Actionable Steps for Survival
You can't control the lightning or the wind, but you can control your readiness.
Start with the "Go Bag." This isn't just for doomsday preppers. It’s for anyone who lives within ten miles of a flammable landscape. You need your "Six P’s":
- People and pets.
- Papers (deeds, birth certificates, insurance).
- Prescriptions (meds, glasses).
- Pictures (irreplaceable items).
- Personal computer (hard drives).
- Plastic (credit cards and cash).
Harden your home by replacing standard window screens with metal ones. Synthetic screens melt and let embers in. Clear the "duff"—the needles and dead leaves—from your roof valleys. These are small things, but they are the difference between a house that stands and a pile of ash.
Finally, check your insurance. Many people realize too late that their policy hasn't been updated to reflect the skyrocketing cost of construction. You might be insured for what your house was worth in 2015, which won't even buy you a garage in 2026.

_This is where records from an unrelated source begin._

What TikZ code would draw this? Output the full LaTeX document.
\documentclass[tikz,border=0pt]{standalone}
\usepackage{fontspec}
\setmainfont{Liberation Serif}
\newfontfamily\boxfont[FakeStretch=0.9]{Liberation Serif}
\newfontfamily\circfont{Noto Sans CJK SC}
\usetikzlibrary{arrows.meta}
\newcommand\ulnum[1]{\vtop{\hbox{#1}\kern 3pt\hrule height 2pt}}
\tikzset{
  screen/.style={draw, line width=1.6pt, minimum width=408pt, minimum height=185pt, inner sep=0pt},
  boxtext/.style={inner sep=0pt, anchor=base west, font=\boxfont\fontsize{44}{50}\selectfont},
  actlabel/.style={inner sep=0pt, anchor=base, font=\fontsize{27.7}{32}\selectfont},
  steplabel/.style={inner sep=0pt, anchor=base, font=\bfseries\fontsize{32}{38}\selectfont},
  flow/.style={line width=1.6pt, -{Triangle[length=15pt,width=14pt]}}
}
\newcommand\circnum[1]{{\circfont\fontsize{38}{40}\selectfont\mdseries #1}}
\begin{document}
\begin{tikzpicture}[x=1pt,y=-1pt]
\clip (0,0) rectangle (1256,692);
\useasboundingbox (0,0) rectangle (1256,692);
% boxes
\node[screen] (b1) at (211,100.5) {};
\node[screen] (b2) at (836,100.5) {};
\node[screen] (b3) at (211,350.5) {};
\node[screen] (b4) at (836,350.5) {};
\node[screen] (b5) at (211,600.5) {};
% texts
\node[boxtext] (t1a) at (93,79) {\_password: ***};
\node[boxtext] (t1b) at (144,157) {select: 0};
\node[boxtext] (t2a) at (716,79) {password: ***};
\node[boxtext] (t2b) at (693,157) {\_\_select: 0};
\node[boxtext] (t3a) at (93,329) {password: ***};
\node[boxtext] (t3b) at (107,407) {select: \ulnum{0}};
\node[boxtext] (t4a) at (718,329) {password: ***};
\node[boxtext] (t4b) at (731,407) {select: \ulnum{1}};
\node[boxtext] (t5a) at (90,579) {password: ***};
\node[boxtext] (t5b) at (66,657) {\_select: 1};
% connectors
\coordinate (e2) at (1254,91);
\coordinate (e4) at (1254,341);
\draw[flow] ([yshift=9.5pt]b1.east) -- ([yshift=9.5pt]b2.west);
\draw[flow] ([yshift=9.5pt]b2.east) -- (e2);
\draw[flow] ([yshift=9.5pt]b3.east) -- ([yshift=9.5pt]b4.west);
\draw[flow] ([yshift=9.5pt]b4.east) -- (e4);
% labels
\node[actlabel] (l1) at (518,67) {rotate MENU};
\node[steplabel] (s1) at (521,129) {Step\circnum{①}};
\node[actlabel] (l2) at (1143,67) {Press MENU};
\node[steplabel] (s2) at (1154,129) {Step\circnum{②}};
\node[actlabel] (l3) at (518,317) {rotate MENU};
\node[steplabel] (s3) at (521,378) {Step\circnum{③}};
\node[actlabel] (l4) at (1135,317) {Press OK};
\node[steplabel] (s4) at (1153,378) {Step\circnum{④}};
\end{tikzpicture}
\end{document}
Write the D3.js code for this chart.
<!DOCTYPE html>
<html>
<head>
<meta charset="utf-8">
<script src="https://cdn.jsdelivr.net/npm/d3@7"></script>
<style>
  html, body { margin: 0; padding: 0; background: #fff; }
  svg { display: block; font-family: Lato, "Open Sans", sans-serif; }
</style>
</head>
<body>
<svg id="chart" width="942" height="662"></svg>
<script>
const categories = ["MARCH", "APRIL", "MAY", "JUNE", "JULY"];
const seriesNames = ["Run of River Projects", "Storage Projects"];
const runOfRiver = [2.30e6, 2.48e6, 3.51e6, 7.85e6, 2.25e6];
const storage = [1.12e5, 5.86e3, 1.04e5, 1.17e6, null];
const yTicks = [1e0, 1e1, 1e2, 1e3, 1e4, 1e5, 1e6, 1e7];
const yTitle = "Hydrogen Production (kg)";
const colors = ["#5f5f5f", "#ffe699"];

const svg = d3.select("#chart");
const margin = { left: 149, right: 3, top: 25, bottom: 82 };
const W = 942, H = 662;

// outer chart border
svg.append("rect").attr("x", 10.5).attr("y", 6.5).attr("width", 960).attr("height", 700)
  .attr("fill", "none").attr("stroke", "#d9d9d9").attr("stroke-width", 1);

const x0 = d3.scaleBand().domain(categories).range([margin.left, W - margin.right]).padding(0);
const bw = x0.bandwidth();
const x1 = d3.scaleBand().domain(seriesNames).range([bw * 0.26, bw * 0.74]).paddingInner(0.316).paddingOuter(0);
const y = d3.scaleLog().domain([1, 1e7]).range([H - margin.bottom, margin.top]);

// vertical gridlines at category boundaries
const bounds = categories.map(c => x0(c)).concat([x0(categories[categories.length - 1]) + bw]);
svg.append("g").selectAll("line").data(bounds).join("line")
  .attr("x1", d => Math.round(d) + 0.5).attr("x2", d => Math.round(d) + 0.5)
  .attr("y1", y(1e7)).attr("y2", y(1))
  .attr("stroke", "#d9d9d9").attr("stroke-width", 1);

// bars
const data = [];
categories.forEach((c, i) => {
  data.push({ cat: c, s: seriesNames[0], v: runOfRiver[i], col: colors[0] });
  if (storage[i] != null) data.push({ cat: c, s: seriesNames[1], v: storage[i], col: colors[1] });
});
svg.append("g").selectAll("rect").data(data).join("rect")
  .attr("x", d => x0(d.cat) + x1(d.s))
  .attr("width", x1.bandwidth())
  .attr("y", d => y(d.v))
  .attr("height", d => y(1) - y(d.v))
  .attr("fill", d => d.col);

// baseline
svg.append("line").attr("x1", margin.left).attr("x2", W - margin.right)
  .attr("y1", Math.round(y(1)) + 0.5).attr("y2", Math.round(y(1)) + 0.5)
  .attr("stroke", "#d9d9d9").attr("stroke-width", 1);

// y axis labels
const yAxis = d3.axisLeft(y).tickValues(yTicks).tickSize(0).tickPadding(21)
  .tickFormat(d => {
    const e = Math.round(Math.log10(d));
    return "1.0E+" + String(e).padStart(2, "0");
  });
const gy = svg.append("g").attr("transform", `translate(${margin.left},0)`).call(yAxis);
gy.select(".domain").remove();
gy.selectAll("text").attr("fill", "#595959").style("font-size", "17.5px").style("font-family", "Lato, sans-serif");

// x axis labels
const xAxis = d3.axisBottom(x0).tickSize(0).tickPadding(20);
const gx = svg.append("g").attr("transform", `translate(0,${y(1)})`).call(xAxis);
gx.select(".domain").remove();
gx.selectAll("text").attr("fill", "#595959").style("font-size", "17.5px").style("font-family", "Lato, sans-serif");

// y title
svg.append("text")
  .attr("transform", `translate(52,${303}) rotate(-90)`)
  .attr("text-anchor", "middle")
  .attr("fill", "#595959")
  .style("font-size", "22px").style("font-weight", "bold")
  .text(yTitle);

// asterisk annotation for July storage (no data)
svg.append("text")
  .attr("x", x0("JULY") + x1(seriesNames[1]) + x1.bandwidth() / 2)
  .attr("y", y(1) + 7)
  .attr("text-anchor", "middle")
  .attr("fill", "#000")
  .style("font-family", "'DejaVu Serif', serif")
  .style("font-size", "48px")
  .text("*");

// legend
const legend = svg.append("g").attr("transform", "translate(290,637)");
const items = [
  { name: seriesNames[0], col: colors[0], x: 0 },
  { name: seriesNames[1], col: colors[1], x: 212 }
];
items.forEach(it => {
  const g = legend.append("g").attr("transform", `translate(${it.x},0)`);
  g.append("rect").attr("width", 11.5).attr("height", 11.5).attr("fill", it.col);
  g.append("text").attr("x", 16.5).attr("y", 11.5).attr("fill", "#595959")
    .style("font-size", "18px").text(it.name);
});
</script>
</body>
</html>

When the smoke starts to smell like cedar and the wind picks up, don't wait for the official knock on the door. Pack the car. Turn your lights on so the house is visible to firefighters through the smoke. Close all the windows. And then leave.
Nature doesn't care about your sentimentality. Fire is an apex predator. It doesn't have a brain, but it has an appetite, and it is always hungry for more fuel. The best way to survive looking into a raging fire is to make sure you're seeing it in your rearview mirror.